Matthew Brett <matthew.brett <at> gmail.com> writes:

> No, you misunderstand me, it's possible to imagine this system built
> on any easily available Python, I was only saying that it's important
> that it should be obvious and easy how to build each individual
> project without having to worry about - for example - the DLL
> configuration of other projects.

I see, sorry for the misunderstanding. This seems like a problem
that isn't really feasible to solve in the absolute most general
case. Maybe the ucrt will help eventually, that was some of its
design motivation, but it's still far too early to tell.

> We could surely benefit from cross-compilation - is there a good
> central place to get going with mingw-w64 cross compiling?

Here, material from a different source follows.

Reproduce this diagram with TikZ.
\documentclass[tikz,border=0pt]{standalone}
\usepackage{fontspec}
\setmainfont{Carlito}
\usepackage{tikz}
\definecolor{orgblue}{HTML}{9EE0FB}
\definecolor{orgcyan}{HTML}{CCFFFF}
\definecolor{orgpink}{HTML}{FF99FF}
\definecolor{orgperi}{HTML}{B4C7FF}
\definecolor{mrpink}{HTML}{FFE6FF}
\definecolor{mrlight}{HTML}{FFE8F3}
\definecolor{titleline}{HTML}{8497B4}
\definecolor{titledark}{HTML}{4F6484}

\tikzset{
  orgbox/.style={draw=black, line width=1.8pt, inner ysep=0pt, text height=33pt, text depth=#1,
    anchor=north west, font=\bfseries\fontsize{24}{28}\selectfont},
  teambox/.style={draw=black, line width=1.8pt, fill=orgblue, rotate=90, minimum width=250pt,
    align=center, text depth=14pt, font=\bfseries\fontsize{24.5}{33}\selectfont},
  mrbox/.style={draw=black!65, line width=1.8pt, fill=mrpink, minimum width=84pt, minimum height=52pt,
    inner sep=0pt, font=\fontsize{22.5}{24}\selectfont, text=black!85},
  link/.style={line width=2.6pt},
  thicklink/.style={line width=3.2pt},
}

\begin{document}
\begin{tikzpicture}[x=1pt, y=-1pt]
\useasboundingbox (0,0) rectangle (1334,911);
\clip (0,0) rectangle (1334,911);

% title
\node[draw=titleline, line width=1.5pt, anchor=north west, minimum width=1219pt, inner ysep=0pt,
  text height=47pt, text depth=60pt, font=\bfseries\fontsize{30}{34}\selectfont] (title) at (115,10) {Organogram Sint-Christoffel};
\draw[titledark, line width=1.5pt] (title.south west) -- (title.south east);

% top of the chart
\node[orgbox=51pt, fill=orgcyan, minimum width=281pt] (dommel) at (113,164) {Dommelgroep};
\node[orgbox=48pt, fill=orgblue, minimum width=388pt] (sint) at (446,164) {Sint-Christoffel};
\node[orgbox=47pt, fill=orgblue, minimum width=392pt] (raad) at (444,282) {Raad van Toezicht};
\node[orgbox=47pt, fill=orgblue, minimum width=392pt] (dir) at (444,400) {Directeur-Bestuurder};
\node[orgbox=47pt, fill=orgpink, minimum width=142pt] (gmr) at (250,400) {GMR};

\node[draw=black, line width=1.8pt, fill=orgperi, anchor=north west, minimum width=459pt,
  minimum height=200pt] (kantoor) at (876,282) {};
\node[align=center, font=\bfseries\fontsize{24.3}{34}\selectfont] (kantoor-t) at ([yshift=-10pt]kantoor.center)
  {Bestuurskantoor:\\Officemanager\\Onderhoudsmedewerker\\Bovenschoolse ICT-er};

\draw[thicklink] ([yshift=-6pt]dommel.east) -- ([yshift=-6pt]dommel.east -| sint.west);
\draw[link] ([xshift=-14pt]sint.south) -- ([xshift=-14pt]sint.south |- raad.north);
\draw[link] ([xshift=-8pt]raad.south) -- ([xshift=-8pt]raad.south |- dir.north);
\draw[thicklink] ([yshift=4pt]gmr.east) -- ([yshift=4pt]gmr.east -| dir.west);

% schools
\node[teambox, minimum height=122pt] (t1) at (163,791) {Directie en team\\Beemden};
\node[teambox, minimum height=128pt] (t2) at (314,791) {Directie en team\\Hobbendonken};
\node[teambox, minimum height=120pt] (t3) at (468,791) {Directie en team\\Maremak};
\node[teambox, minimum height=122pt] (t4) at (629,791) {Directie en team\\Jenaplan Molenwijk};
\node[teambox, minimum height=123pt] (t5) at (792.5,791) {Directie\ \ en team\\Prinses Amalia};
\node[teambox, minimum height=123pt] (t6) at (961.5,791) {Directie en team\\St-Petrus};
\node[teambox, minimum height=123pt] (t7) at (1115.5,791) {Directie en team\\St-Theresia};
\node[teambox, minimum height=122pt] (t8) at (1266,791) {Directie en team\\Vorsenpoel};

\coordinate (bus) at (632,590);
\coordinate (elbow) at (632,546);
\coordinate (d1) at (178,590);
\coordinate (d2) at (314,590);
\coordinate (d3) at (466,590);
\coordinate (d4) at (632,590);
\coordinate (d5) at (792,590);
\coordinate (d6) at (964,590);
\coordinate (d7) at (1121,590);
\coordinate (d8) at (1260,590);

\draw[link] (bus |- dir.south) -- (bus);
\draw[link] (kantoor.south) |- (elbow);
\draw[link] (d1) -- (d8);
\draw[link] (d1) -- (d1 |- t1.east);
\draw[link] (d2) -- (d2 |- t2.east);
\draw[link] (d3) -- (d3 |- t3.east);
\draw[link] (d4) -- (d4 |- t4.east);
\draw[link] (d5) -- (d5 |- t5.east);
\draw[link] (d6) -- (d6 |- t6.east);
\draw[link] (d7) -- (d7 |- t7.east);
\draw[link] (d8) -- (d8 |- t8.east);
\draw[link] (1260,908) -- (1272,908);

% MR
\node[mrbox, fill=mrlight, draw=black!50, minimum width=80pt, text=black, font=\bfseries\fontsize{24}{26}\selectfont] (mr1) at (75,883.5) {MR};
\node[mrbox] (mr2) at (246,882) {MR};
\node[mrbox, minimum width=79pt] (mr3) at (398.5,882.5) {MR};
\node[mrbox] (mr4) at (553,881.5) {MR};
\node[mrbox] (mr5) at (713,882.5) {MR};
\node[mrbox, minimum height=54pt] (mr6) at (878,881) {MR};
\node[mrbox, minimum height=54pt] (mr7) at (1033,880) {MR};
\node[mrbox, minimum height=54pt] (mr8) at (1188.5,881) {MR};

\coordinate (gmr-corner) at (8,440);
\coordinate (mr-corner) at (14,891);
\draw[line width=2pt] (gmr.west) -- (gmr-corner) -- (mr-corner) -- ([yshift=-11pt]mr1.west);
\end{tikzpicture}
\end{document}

Not that I know of, I had to pick it up by trying it out and lots
of practice. I gave a very short talk at last year's JuliaCon that
touched on this, but there wasn't much time for details. I've been
meaning to record a screencast type tutorial that would be targeted
mainly towards Julia package developers to cover all of the details
starting from getting and using cross-compilers on a number of common
Linux distributions. May also work from OSX, but there isn't a great
standard source of OSX-to-MinGW cross compiler binaries right now.

Debian, Ubuntu, Fedora, OpenSUSE, Arch, and Cygwin all have reasonably
up-to-date mingw-w64 cross-compiler packages readily available
in their repositories. If you pick a library that uses autotools,
it can be as simple as configuring with --host=x86_64-w64-mingw32.
CMake-built libraries also usually work but require a more verbose
set of flags. This covers getting you to a DLL, which is the hardest
part for Julia packages that wrap compiled C/Fortran libraries. I'm
not very familiar with the additional steps that would be needed to
build a Python C extension. You'd probably need an easy way of getting
a Windows copy of libpython and Python.h onto the build machine?

I could work through an example of this, maybe pick a Linux
distribution to build from and a library to build and we could
put together a Docker container that would have all the steps to
produce a Windows DLL.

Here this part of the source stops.